At the very least, try searching for your question or topic, or see if it's listed in the A-Z index; log into Handshake to see what opportunities are currently available, and look through the extensive Employer & Industry Guides.

Better to do a little preparation - you may feel frustrated if you make the effort to come to the Career Center only to find that the answer to your question was a few mouse clicks away. Furthermore, if you do some research in advance you'll be able to focus the session around more interesting topics, such as how how to put together a resume if you don't have much work experience or how you can tailor your resume to a specific job.

Arrive On Time

This point may seem obvious, but students often forget to factor in travel-time to the Career Center, or assume that it operates on "Berkeley Time." If you do show up late, the best possible scenario is that you now have 20 minutes instead of 30 minutes to discuss your situation.

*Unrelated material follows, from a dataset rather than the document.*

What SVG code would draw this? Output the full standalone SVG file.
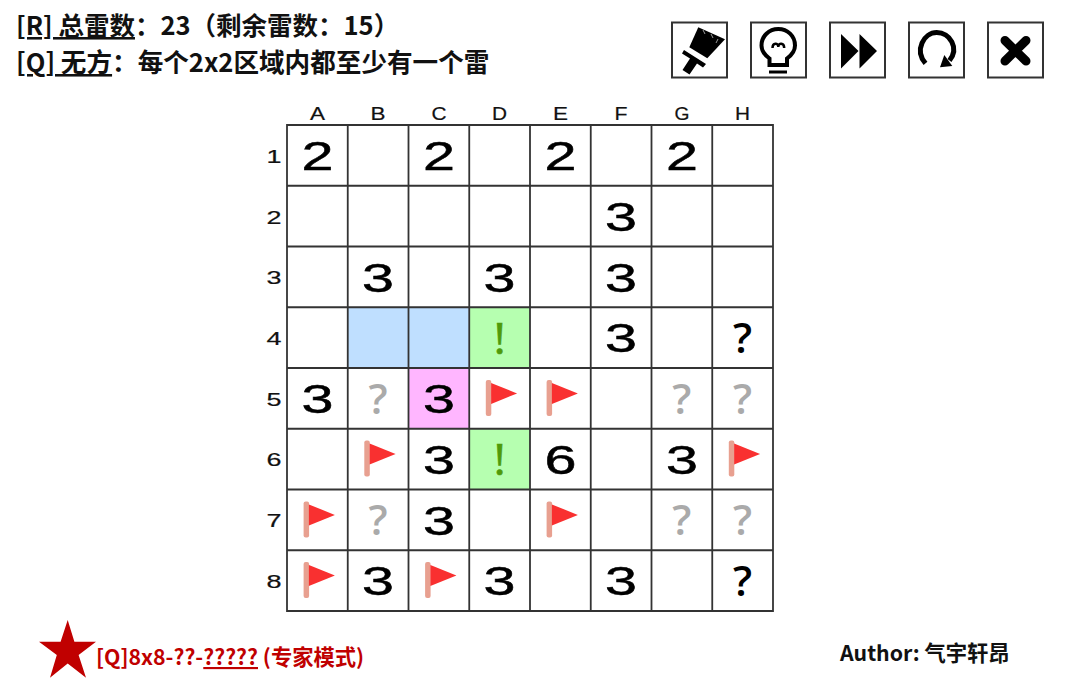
<svg xmlns="http://www.w3.org/2000/svg" xmlns:xlink="http://www.w3.org/1999/xlink" width="1080" height="683" viewBox="0 0 1080 683">
<style>
.t{font-family:"Noto Sans CJK SC","Noto Sans",sans-serif;font-weight:700;fill:#111}
.u{text-decoration:underline}
.r{fill:#c00000}
.d{font-family:"Liberation Sans",Arial,sans-serif;font-size:41px;text-anchor:middle;fill:#000;stroke:#000;stroke-width:.5}
.l{font-family:"Liberation Sans",Arial,sans-serif;font-size:18px;text-anchor:middle;fill:#111;stroke:#111;stroke-width:.2}
.q{font-family:"Open Sans",sans-serif;font-weight:600;font-size:42px;text-anchor:middle;fill:#000}
.g{fill:#aaa}
.e{font-family:"Liberation Serif",serif;font-size:46px;text-anchor:middle;fill:#4f9a0a;stroke:#4f9a0a;stroke-width:.6}
.b{fill:#fff;stroke:#333;stroke-width:2}
.grid{fill:none;stroke:#333;stroke-width:1.8}
</style>
<defs>
<g id="flag"><rect x="-13.800" y="-18.500" width="5.500" height="36" rx="2" fill="#e8a090"/><path d="M-8.500-15.500 17.500-5-8.500 5.500Z" fill="#f93030"/></g>
</defs>
<g id="header">
<text class="t" x="16" y="35" font-size="25.500"><tspan class="u">[R] 总雷数</tspan>：23（剩余雷数：15）</text>
<text class="t" x="16" y="72" font-size="25.600"><tspan class="u">[Q] 无方</tspan>：每个2x2区域内都至少有一个雷</text>
</g>
<g id="btn-brush"><rect class="b" x="672" y="22.500" width="55" height="55"/><path d="M698.300 27.300 725 39.300 707.300 58.300 689.300 47.300Z"/><path d="M703 30 705 34M711 34 713 38M718 39 716 43" stroke="#fff" stroke-width="1" opacity=".6"/><path d="M684 50 706 64 703 67.500 697 63.500 689.500 74.500 682.500 70 690 58.500 682 53.500Z"/></g>
<g id="btn-bulb"><rect class="b" x="751" y="22.500" width="55" height="55"/><g fill="none" stroke="#000"><path d="M769.500 65V58.500C764 54.500 761.500 51 761.500 45.500 761.500 36 769 29 778.300 29 787.500 29 795 36 795 45.500 795 51 792.500 54.500 787 58.500V65Z" stroke-width="4"/><path d="M769 72H787" stroke-width="3"/><path d="M772.500 48C772.500 42.500 778.300 42.500 778.300 47 778.300 42.500 784.200 42.500 784.200 48" stroke-width="2.500"/></g></g>
<g id="btn-forward"><rect class="b" x="830" y="22.500" width="55" height="55"/><path d="M841 34 858.500 51 841 68.500ZM859.500 34 877 51 859.500 68.500Z"/></g>
<g id="btn-redo"><rect class="b" x="909" y="22.500" width="55" height="55"/><path d="M925.500 63.300C914 50 924 32.500 936.700 32.500 950 32.500 959.500 48 949.500 60.500" fill="none" stroke="#000" stroke-width="5"/><path d="M940 67.300 952.300 66 944.300 55Z"/></g>
<g id="btn-close"><rect class="b" x="988" y="22.500" width="55" height="55"/><path d="M1005 40.500 1026 61M1026 40.500 1005 61" stroke="#000" stroke-width="9" stroke-linecap="round"/></g>
<g id="board">
<rect x="347.800" y="307" width="121.500" height="60.750" fill="#bfdfff"/>
<rect x="469.300" y="307" width="60.750" height="60.750" fill="#b6ffb0"/>
<rect x="408.500" y="367.800" width="60.750" height="60.750" fill="#ffb6ff"/>
<rect x="469.300" y="428.500" width="60.750" height="60.750" fill="#b6ffb0"/>
<path class="grid" d="M287 125H773V611H287ZM347.750 125V611M408.500 125V611M469.250 125V611M530 125V611M590.750 125V611M651.500 125V611M712.250 125V611M287 185.750H773M287 246.500H773M287 307.250H773M287 368H773M287 428.750H773M287 489.500H773M287 550.250H773"/>
</g>
<g id="col-labels">
<text class="l" x="317.400" y="120" textLength="15" lengthAdjust="spacingAndGlyphs">A</text>
<text class="l" x="378.100" y="120" textLength="15" lengthAdjust="spacingAndGlyphs">B</text>
<text class="l" x="438.900" y="120" textLength="15" lengthAdjust="spacingAndGlyphs">C</text>
<text class="l" x="499.600" y="120" textLength="15" lengthAdjust="spacingAndGlyphs">D</text>
<text class="l" x="560.400" y="120" textLength="15" lengthAdjust="spacingAndGlyphs">E</text>
<text class="l" x="621.100" y="120" textLength="13" lengthAdjust="spacingAndGlyphs">F</text>
<text class="l" x="681.900" y="120" textLength="15" lengthAdjust="spacingAndGlyphs">G</text>
<text class="l" x="742.600" y="120" textLength="15" lengthAdjust="spacingAndGlyphs">H</text>
</g>
<g id="row-labels">
<text class="l" x="274" y="163" textLength="15" lengthAdjust="spacingAndGlyphs">1</text>
<text class="l" x="274" y="223.500" textLength="15" lengthAdjust="spacingAndGlyphs">2</text>
<text class="l" x="274" y="284" textLength="15" lengthAdjust="spacingAndGlyphs">3</text>
<text class="l" x="274" y="345" textLength="15" lengthAdjust="spacingAndGlyphs">4</text>
<text class="l" x="274" y="405.500" textLength="15" lengthAdjust="spacingAndGlyphs">5</text>
<text class="l" x="274" y="466" textLength="15" lengthAdjust="spacingAndGlyphs">6</text>
<text class="l" x="274" y="527" textLength="15" lengthAdjust="spacingAndGlyphs">7</text>
<text class="l" x="274" y="588" textLength="15" lengthAdjust="spacingAndGlyphs">8</text>
</g>
<g id="cells">
<g id="A1"><text class="d" x="317.400" y="170" textLength="32" lengthAdjust="spacingAndGlyphs">2</text></g>
<g id="C1"><text class="d" x="438.900" y="170" textLength="32" lengthAdjust="spacingAndGlyphs">2</text></g>
<g id="E1"><text class="d" x="560.400" y="170" textLength="32" lengthAdjust="spacingAndGlyphs">2</text></g>
<g id="G1"><text class="d" x="681.900" y="170" textLength="32" lengthAdjust="spacingAndGlyphs">2</text></g>
<g id="F2"><text class="d" x="621.100" y="230.700" textLength="32" lengthAdjust="spacingAndGlyphs">3</text></g>
<g id="B3"><text class="d" x="378.100" y="291.500" textLength="32" lengthAdjust="spacingAndGlyphs">3</text></g>
<g id="D3"><text class="d" x="499.600" y="291.500" textLength="32" lengthAdjust="spacingAndGlyphs">3</text></g>
<g id="F3"><text class="d" x="621.100" y="291.500" textLength="32" lengthAdjust="spacingAndGlyphs">3</text></g>
<g id="D4"><text class="e" x="499.600" y="354">!</text></g>
<g id="F4"><text class="d" x="621.100" y="352.200" textLength="32" lengthAdjust="spacingAndGlyphs">3</text></g>
<g id="H4"><text class="q" x="742.600" y="353">?</text></g>
<g id="A5"><text class="d" x="317.400" y="413" textLength="32" lengthAdjust="spacingAndGlyphs">3</text></g>
<g id="B5"><text class="q g" x="378.100" y="413.800">?</text></g>
<g id="C5"><text class="d" x="438.900" y="413" textLength="32" lengthAdjust="spacingAndGlyphs">3</text></g>
<g id="D5"><use xlink:href="#flag" href="#flag" x="499.600" y="398.400"/></g>
<g id="E5"><use xlink:href="#flag" href="#flag" x="560.400" y="398.400"/></g>
<g id="G5"><text class="q g" x="681.900" y="413.800">?</text></g>
<g id="H5"><text class="q g" x="742.600" y="413.800">?</text></g>
<g id="B6"><use xlink:href="#flag" href="#flag" x="378.100" y="459.100"/></g>
<g id="C6"><text class="d" x="438.900" y="473.700" textLength="32" lengthAdjust="spacingAndGlyphs">3</text></g>
<g id="D6"><text class="e" x="499.600" y="475">!</text></g>
<g id="E6"><text class="d" x="560.400" y="473.700" textLength="32" lengthAdjust="spacingAndGlyphs">6</text></g>
<g id="G6"><text class="d" x="681.900" y="473.700" textLength="32" lengthAdjust="spacingAndGlyphs">3</text></g>
<g id="H6"><use xlink:href="#flag" href="#flag" x="742.600" y="459.100"/></g>
<g id="A7"><use xlink:href="#flag" href="#flag" x="317.400" y="519.900"/></g>
<g id="B7"><text class="q g" x="378.100" y="535.300">?</text></g>
<g id="C7"><text class="d" x="438.900" y="534.500" textLength="32" lengthAdjust="spacingAndGlyphs">3</text></g>
<g id="E7"><use xlink:href="#flag" href="#flag" x="560.400" y="519.900"/></g>
<g id="G7"><text class="q g" x="681.900" y="535.300">?</text></g>
<g id="H7"><text class="q g" x="742.600" y="535.300">?</text></g>
<g id="A8"><use xlink:href="#flag" href="#flag" x="317.400" y="580.600"/></g>
<g id="B8"><text class="d" x="378.100" y="595.200" textLength="32" lengthAdjust="spacingAndGlyphs">3</text></g>
<g id="C8"><use xlink:href="#flag" href="#flag" x="438.900" y="580.600"/></g>
<g id="D8"><text class="d" x="499.600" y="595.200" textLength="32" lengthAdjust="spacingAndGlyphs">3</text></g>
<g id="F8"><text class="d" x="621.100" y="595.200" textLength="32" lengthAdjust="spacingAndGlyphs">3</text></g>
<g id="H8"><text class="q" x="742.600" y="596">?</text></g>
</g>
<g id="footer">
<path id="star" class="r" d="M67.700 620 74.400 641.700H96L78.600 655 86 677.700 67.700 663.500 50 677.700 56.800 655 39 641.700H60.600Z"/>
<text class="t r" x="96" y="665" font-size="21.300">[Q]8x8-??-<tspan class="u">?????</tspan> (专家模式)</text>
<text class="t" x="840" y="661" font-size="21.300">Author: 气宇轩昂</text>
</g>
</svg>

The worst case scenario is that the counselor is unable to meet with you once you are over 10 minutes late for your appointment. Either way, you're the one who suffers. Why not just plan ahead and show up on time?

Come Back!

Wait, you're not done yet! Just because you are now the proud owner of an edgy, streamlined resume doesn't mean that you've exhausted the Career Center's resources. We offer something relevant for every phase of your development, college and beyond.

Even if you first came in for a quick fix, over time your goals, interests and needs are likely to shift and evolve, giving rise to new questions and concerns. A return visit with your counselor will help you feel like you are accomplishing your goals and moving toward a satisfying career, and at the very least, getting the resources you need to get to where you want to go.